Memutus harapan berarti menyerah. Sedangkan Anda dan orang terkasih bukan menyerah, melainkan mengatur prioritas. Mana yang lebih penting bagi Anda dan orang terkasih saat ini: kesembuhan yang peluangnya sangat kecil atau memberi kesempatan bagi orang terkasih untuk menikmati saat-saat berharga menjelang ajalnya? Apa pun pilihannya, Anda akan tetap mendampinginya berjuang untuk hidup yang lebih bermakna.
Lagipula, tak semua orang langsung putus asa ketika tahu bahwa sudah tak ada lagi pengobatan yang bisa membantu melawan penyakitnya. Hanya keluarga dan orang terdekatlah yang bisa menilai seberapa kuat jiwa pasien dalam menerima kenyataan yang pahit.
Namun jika orang terkasih Anda benar-benar menolak untuk membicarakan kematian atau bahkan mendengar diagnosis dari dokter, tak perlu dipaksakan.
Apakah pasien tahu bahwa ajalnya sudah mendekat?
Ketika menghadapi penyakit kronis, orang terkasih Anda mungkin sudah punya firasat bahwa saatnya akan tiba. Firasat tersebut muncul secara otomatis, seperti naluri seorang ibu hamil yang akan segera bersalin. Namun, beberapa orang berusaha untuk mengabaikan, menyangkal, atau menutupi munculnya firasat tersebut.
Anda harus peka terhadap firasat ini. Misalnya kalau orang terkasih tiba-tiba mengutarakan keinginan untuk pergi ke tempat yang jauh atau ingin bertemu dengan orang-orang tercinta untuk berpamitan.

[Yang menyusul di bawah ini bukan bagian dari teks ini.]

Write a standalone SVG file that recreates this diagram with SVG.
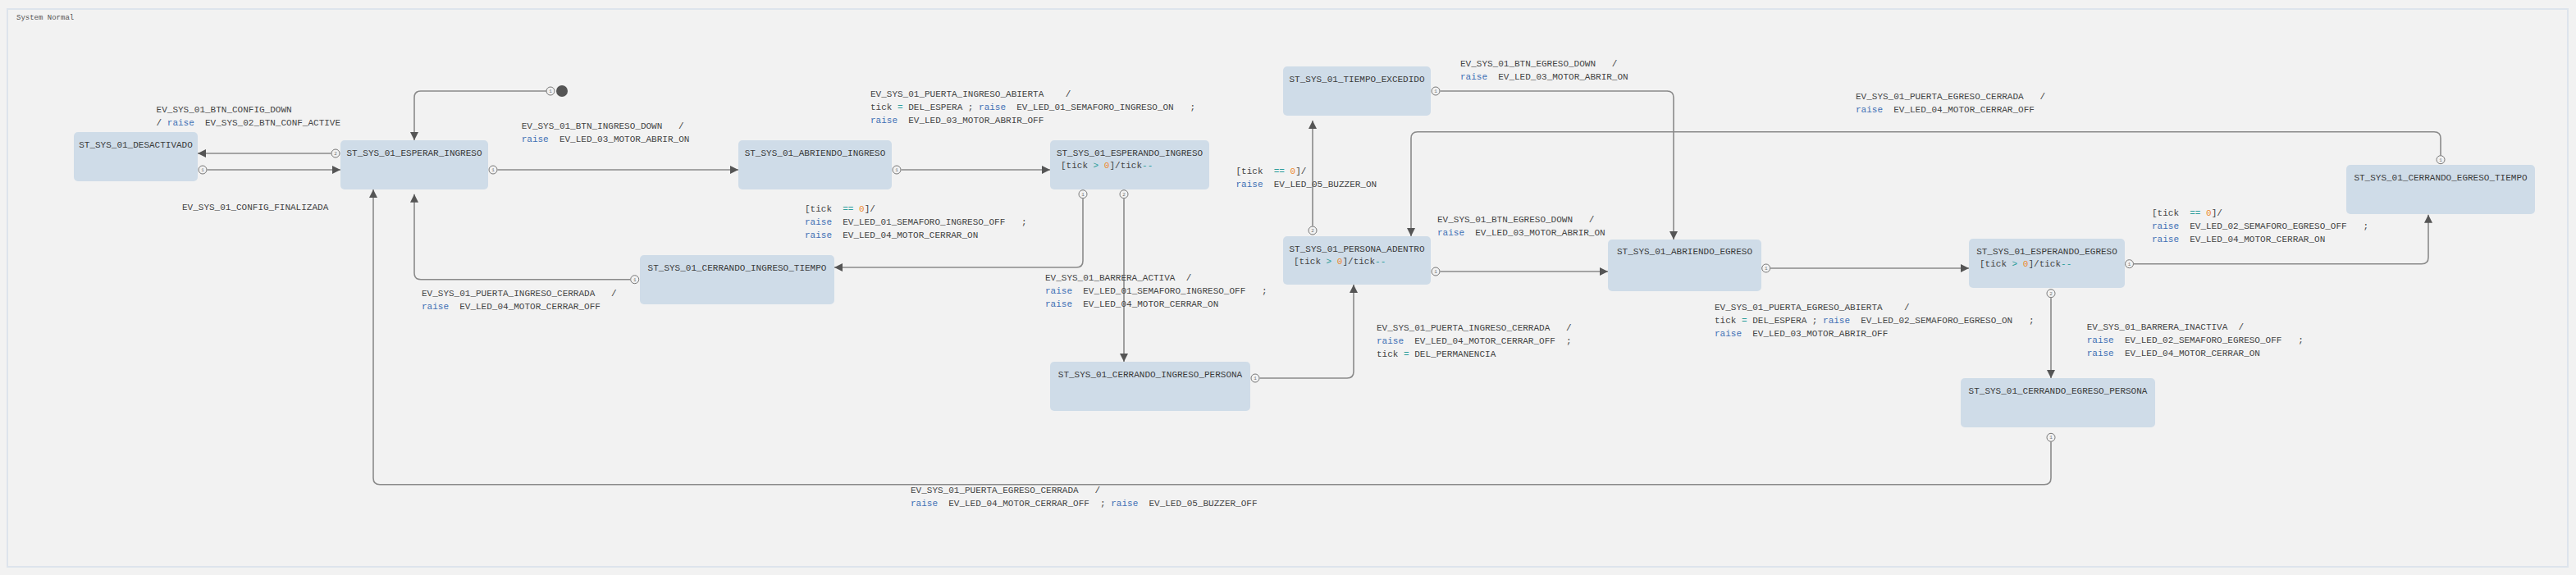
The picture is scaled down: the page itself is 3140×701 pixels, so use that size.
<svg xmlns="http://www.w3.org/2000/svg" width="3140" height="701" viewBox="0 0 3140 701">
<style>
text{font-family:"Liberation Mono","DejaVu Sans Mono",monospace;font-size:11px;fill:#444;white-space:pre}
.title{fill:#3a3a3a}
.kw{fill:#3e70b5}
.op{fill:#2b9c9a}
.num{fill:#ee8a2f}
.node{fill:#cfdce8}
.conn{fill:none;stroke:#8a8a8a;stroke-width:1.6}
.port{fill:#f2f2f2;stroke:#777;stroke-width:1}
.pn{font-size:6px;fill:#777;text-anchor:middle}
.frame-title{font-size:9px;fill:#555}
</style>
<defs>
<marker id="arr" markerUnits="userSpaceOnUse" markerWidth="11" markerHeight="10" refX="10" refY="5" orient="auto">
<path d="M0,0 L10,5 L0,10 z" fill="#555"/>
</marker>
</defs>
<rect x="0" y="0" width="3140" height="701" fill="#f2f2f2"/>
<g id="frame">
<rect x="9" y="11" width="3121" height="680" fill="#f2f2f2" stroke="#dde4ec" stroke-width="2"/>
<text class="frame-title" x="20" y="24">System Normal</text>
</g>

<g id="initial">
<circle cx="685" cy="111" r="7" fill="#555"/>
</g>

<g id="st_desactivado"><rect class="node" x="90" y="161" width="151" height="60" rx="5"/><text class="title" x="165.5" y="180" text-anchor="middle">ST_SYS_01_DESACTIVADO</text></g>
<g id="st_esperar_ingreso"><rect class="node" x="415" y="171" width="180" height="60" rx="5"/><text class="title" x="505" y="190" text-anchor="middle">ST_SYS_01_ESPERAR_INGRESO</text></g>
<g id="st_abriendo_ingreso"><rect class="node" x="900" y="171" width="187" height="60" rx="5"/><text class="title" x="993.5" y="190" text-anchor="middle">ST_SYS_01_ABRIENDO_INGRESO</text></g>
<g id="st_esperando_ingreso"><rect class="node" x="1280" y="171" width="194" height="60" rx="5"/><text class="title" x="1377" y="190" text-anchor="middle">ST_SYS_01_ESPERANDO_INGRESO</text><text x="1293" y="205">[tick <tspan class="op">&gt;</tspan> <tspan class="num">0</tspan>]/tick<tspan class="op">--</tspan></text></g>
<g id="st_tiempo_excedido"><rect class="node" x="1564" y="81" width="180" height="60" rx="5"/><text class="title" x="1654" y="100" text-anchor="middle">ST_SYS_01_TIEMPO_EXCEDIDO</text></g>
<g id="st_persona_adentro"><rect class="node" x="1564" y="288" width="180" height="59" rx="5"/><text class="title" x="1654" y="307" text-anchor="middle">ST_SYS_01_PERSONA_ADENTRO</text><text x="1577" y="322">[tick <tspan class="op">&gt;</tspan> <tspan class="num">0</tspan>]/tick<tspan class="op">--</tspan></text></g>
<g id="st_cerrando_ingreso_tiempo"><rect class="node" x="780" y="311" width="237" height="60" rx="5"/><text class="title" x="898.5" y="330" text-anchor="middle">ST_SYS_01_CERRANDO_INGRESO_TIEMPO</text></g>
<g id="st_cerrando_ingreso_persona"><rect class="node" x="1280" y="441" width="244" height="60" rx="5"/><text class="title" x="1402" y="460" text-anchor="middle">ST_SYS_01_CERRANDO_INGRESO_PERSONA</text></g>
<g id="st_abriendo_egreso"><rect class="node" x="1960" y="292" width="187" height="63" rx="5"/><text class="title" x="2053.5" y="310" text-anchor="middle">ST_SYS_01_ABRIENDO_EGRESO</text></g>
<g id="st_esperando_egreso"><rect class="node" x="2400" y="291" width="190" height="60" rx="5"/><text class="title" x="2495" y="310" text-anchor="middle">ST_SYS_01_ESPERANDO_EGRESO</text><text x="2413" y="325">[tick <tspan class="op">&gt;</tspan> <tspan class="num">0</tspan>]/tick<tspan class="op">--</tspan></text></g>
<g id="st_cerrando_egreso_tiempo"><rect class="node" x="2860" y="201" width="230" height="60" rx="5"/><text class="title" x="2975" y="220" text-anchor="middle">ST_SYS_01_CERRANDO_EGRESO_TIEMPO</text></g>
<g id="st_cerrando_egreso_persona"><rect class="node" x="2390" y="461" width="237" height="60" rx="5"/><text class="title" x="2508.5" y="480" text-anchor="middle">ST_SYS_01_CERRANDO_EGRESO_PERSONA</text></g>

<g id="connectors">
<path class="conn" marker-end="url(#arr)" d="M666,111 H513 Q505,111 505,119 V171"/>
<path class="conn" marker-end="url(#arr)" d="M403.5,187 H241"/>
<path class="conn" marker-end="url(#arr)" d="M252.5,207 H415"/>
<path class="conn" marker-end="url(#arr)" d="M606.5,207 H900"/>
<path class="conn" marker-end="url(#arr)" d="M1098.5,207 H1280"/>
<path class="conn" marker-end="url(#arr)" d="M1320,242.2 V318 Q1320,326 1312,326 H1017"/>
<path class="conn" marker-end="url(#arr)" d="M1370,242.2 V441"/>
<path class="conn" marker-end="url(#arr)" d="M768.2,340.7 H513 Q505,340.7 505,332.7 V236.7"/>
<path class="conn" marker-end="url(#arr)" d="M2500,538.8 V582.7 Q2500,590.7 2492,590.7 H463 Q455,590.7 455,582.7 V231"/>
<path class="conn" marker-end="url(#arr)" d="M1535.5,461 H1642 Q1650,461 1650,453 V347"/>
<path class="conn" marker-end="url(#arr)" d="M1600,275.5 V147"/>
<path class="conn" marker-end="url(#arr)" d="M1755.5,111 H2032 Q2040,111 2040,119 V292"/>
<path class="conn" marker-end="url(#arr)" d="M1755.5,331 H1960"/>
<path class="conn" marker-end="url(#arr)" d="M2975,189.2 V168.7 Q2975,160.7 2967,160.7 H1728 Q1720,160.7 1720,168.7 V288"/>
<path class="conn" marker-end="url(#arr)" d="M2158.2,327 H2400"/>
<path class="conn" marker-end="url(#arr)" d="M2601,321.7 H2952 Q2960,321.7 2960,313.7 V261.7"/>
<path class="conn" marker-end="url(#arr)" d="M2500,363.2 V461"/>

<g id="ports">
<circle class="port" cx="671" cy="111" r="5"/><text class="pn" x="671" y="113">1</text>
<circle class="port" cx="409" cy="187" r="5"/><text class="pn" x="409" y="189">2</text>
<circle class="port" cx="247" cy="207" r="5"/><text class="pn" x="247" y="209">1</text>
<circle class="port" cx="601" cy="207" r="5"/><text class="pn" x="601" y="209">1</text>
<circle class="port" cx="1093" cy="207" r="5"/><text class="pn" x="1093" y="209">1</text>
<circle class="port" cx="1320" cy="236.7" r="5"/><text class="pn" x="1320" y="238.7">1</text>
<circle class="port" cx="1370" cy="236.7" r="5"/><text class="pn" x="1370" y="238.7">2</text>
<circle class="port" cx="773.7" cy="340.7" r="5"/><text class="pn" x="773.7" y="342.7">1</text>
<circle class="port" cx="2500" cy="533.3" r="5"/><text class="pn" x="2500" y="535.3">1</text>
<circle class="port" cx="1530" cy="461" r="5"/><text class="pn" x="1530" y="463">1</text>
<circle class="port" cx="1600" cy="281" r="5"/><text class="pn" x="1600" y="283">2</text>
<circle class="port" cx="1750" cy="111" r="5"/><text class="pn" x="1750" y="113">1</text>
<circle class="port" cx="1750" cy="331" r="5"/><text class="pn" x="1750" y="333">1</text>
<circle class="port" cx="2975" cy="194.7" r="5"/><text class="pn" x="2975" y="196.7">1</text>
<circle class="port" cx="2152.7" cy="327" r="5"/><text class="pn" x="2152.7" y="329">1</text>
<circle class="port" cx="2595.5" cy="321.7" r="5"/><text class="pn" x="2595.5" y="323.7">1</text>
<circle class="port" cx="2500" cy="357.7" r="5"/><text class="pn" x="2500" y="359.7">2</text>
</g>

<g id="labels">
<text x="190.6" y="137">EV_SYS_01_BTN_CONFIG_DOWN</text>
<text x="190.6" y="153">/ <tspan class="kw">raise</tspan>  EV_SYS_02_BTN_CONF_ACTIVE</text>

<text x="222" y="256">EV_SYS_01_CONFIG_FINALIZADA</text>

<text x="635.7" y="157">EV_SYS_01_BTN_INGRESO_DOWN   /</text>
<text x="635.7" y="173"><tspan class="kw">raise</tspan>  EV_LED_03_MOTOR_ABRIR_ON</text>

<text x="1061" y="118">EV_SYS_01_PUERTA_INGRESO_ABIERTA    /</text>
<text x="1061" y="134">tick <tspan class="op">=</tspan> DEL_ESPERA ; <tspan class="kw">raise</tspan>  EV_LED_01_SEMAFORO_INGRESO_ON   ;</text>
<text x="1061" y="150"><tspan class="kw">raise</tspan>  EV_LED_03_MOTOR_ABRIR_OFF</text>

<text x="981" y="258">[tick  <tspan class="op">==</tspan> <tspan class="num">0</tspan>]/</text>
<text x="981" y="274"><tspan class="kw">raise</tspan>  EV_LED_01_SEMAFORO_INGRESO_OFF   ;</text>
<text x="981" y="290"><tspan class="kw">raise</tspan>  EV_LED_04_MOTOR_CERRAR_ON</text>

<text x="1274" y="342">EV_SYS_01_BARRERA_ACTIVA  /</text>
<text x="1274" y="358"><tspan class="kw">raise</tspan>  EV_LED_01_SEMAFORO_INGRESO_OFF   ;</text>
<text x="1274" y="374"><tspan class="kw">raise</tspan>  EV_LED_04_MOTOR_CERRAR_ON</text>

<text x="514" y="361">EV_SYS_01_PUERTA_INGRESO_CERRADA   /</text>
<text x="514" y="377"><tspan class="kw">raise</tspan>  EV_LED_04_MOTOR_CERRAR_OFF</text>

<text x="1110" y="601">EV_SYS_01_PUERTA_EGRESO_CERRADA   /</text>
<text x="1110" y="617"><tspan class="kw">raise</tspan>  EV_LED_04_MOTOR_CERRAR_OFF  ; <tspan class="kw">raise</tspan>  EV_LED_05_BUZZER_OFF</text>

<text x="1678" y="403">EV_SYS_01_PUERTA_INGRESO_CERRADA   /</text>
<text x="1678" y="419"><tspan class="kw">raise</tspan>  EV_LED_04_MOTOR_CERRAR_OFF  ;</text>
<text x="1678" y="435">tick <tspan class="op">=</tspan> DEL_PERMANENCIA</text>

<text x="1506.5" y="212">[tick  <tspan class="op">==</tspan> <tspan class="num">0</tspan>]/</text>
<text x="1506.5" y="228"><tspan class="kw">raise</tspan>  EV_LED_05_BUZZER_ON</text>

<text x="1780" y="81">EV_SYS_01_BTN_EGRESO_DOWN   /</text>
<text x="1780" y="97"><tspan class="kw">raise</tspan>  EV_LED_03_MOTOR_ABRIR_ON</text>

<text x="1752" y="271">EV_SYS_01_BTN_EGRESO_DOWN   /</text>
<text x="1752" y="287"><tspan class="kw">raise</tspan>  EV_LED_03_MOTOR_ABRIR_ON</text>

<text x="2262" y="121">EV_SYS_01_PUERTA_EGRESO_CERRADA   /</text>
<text x="2262" y="137"><tspan class="kw">raise</tspan>  EV_LED_04_MOTOR_CERRAR_OFF</text>

<text x="2090" y="378">EV_SYS_01_PUERTA_EGRESO_ABIERTA    /</text>
<text x="2090" y="394">tick <tspan class="op">=</tspan> DEL_ESPERA ; <tspan class="kw">raise</tspan>  EV_LED_02_SEMAFORO_EGRESO_ON   ;</text>
<text x="2090" y="410"><tspan class="kw">raise</tspan>  EV_LED_03_MOTOR_ABRIR_OFF</text>

<text x="2623" y="263">[tick  <tspan class="op">==</tspan> <tspan class="num">0</tspan>]/</text>
<text x="2623" y="279"><tspan class="kw">raise</tspan>  EV_LED_02_SEMAFORO_EGRESO_OFF   ;</text>
<text x="2623" y="295"><tspan class="kw">raise</tspan>  EV_LED_04_MOTOR_CERRAR_ON</text>

<text x="2543.7" y="402">EV_SYS_01_BARRERA_INACTIVA  /</text>
<text x="2543.7" y="418"><tspan class="kw">raise</tspan>  EV_LED_02_SEMAFORO_EGRESO_OFF   ;</text>
<text x="2543.7" y="434"><tspan class="kw">raise</tspan>  EV_LED_04_MOTOR_CERRAR_ON</text>
</g>
</g>
</svg>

Bila orang terkasih Anda membahas hal-hal tersebut, jangan malah disangkal dengan bilang misalnya, “Kamu tidak akan pergi ke mana-mana.” Artinya Anda justru mencampakkan perasaan dan kekhawatirannya akan kematian.
Sebaliknya, tunjukkan kasih sayang dan kepedulian Anda dengan bertanya seperti, “Kenapa kamu bilang begitu? Apa yang kamu rasakan sekarang?”. Dengarkan baik-baik curahan hatinya, meskipun sekarang Anda tidak begitu paham apa maksudnya.
Tanpa disadari, orang yang sudah mendekati ajal sering kali justru ingin membicarakan kematiannya, tapi takut membuat orang-orang di sekitarnya bersedih. Jadi, jangan takut untuk mendiskusikan hasil diagnosis dokter hingga membicarakan kematian dengan pasien penyakit kronis.